To enable safe sensitive data communication El Gamal was chosen due to its ability to have homomorphism and its asymmetric nature.

For each input number $r$ El Gamal encryption generates a pair of cypher text data $C_1C_2$using the public parameters prime $p$, generator $g$ and public key value $x$. The cypher text is not deterministic, meaning a randomness factor is inserted in the encryption, which increases the security of the encrypted data.

The decryption process also uses the public parameters $p$ and $g$ but needs the private key $y$which defines the scheme as asymmetric.
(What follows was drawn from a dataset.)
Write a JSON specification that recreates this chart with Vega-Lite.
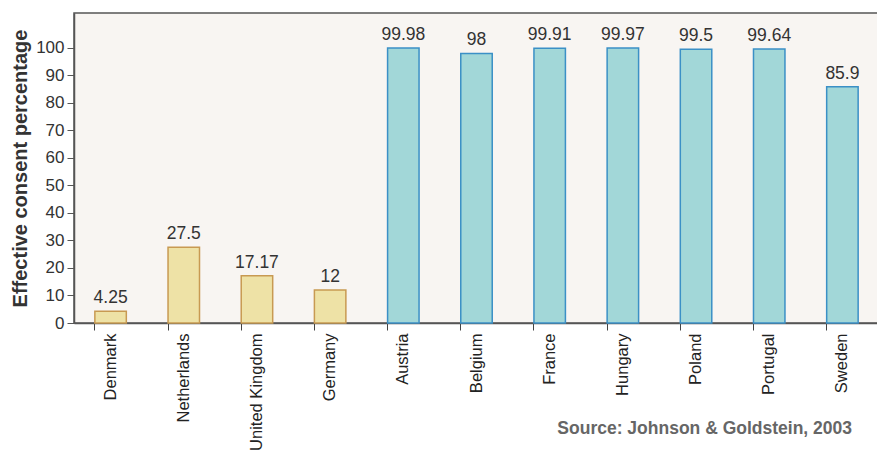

El Gamal scheme by default has multiplicative homomorphism, meaning that the encryption of the multiplication of raw data is equal to the multiplication of encrypted data, i.e:

$C_1C_2(x*y) = C_1C_2(x) * C_1C_2(y)$

Although the application for this characteristic is not directly useful for this project, it indirectly allows additive homomorphism if we use the input data as exponents, being that multiplication of same base operands result in addition of its exponents, so this result in the following scheme for additive homomorphism:

$C_1C_2(g^{x+y}) = C_1C_2(g^x) * C_1C_2(g^y)$

This process has a downside as the resulting decryption will retrieve $g^{x+y}$instead of $x+y$. To retrieve the original data the ECDLP would have to be solved, which depending on size of $x$and $y$ is not feasible. However in zkSnarks context we intend to prove the validity of a transaction withou needing to reveal the actual value, thus atending to the project's needs.

For data that doesn't require additive homomorphism there's no need to encode the original input as exponents, meaning the decryption will avoid having to solve the ECDLP. In this project the raw data encryption will also be used on other sensitive data, such as the KDF secret sharing.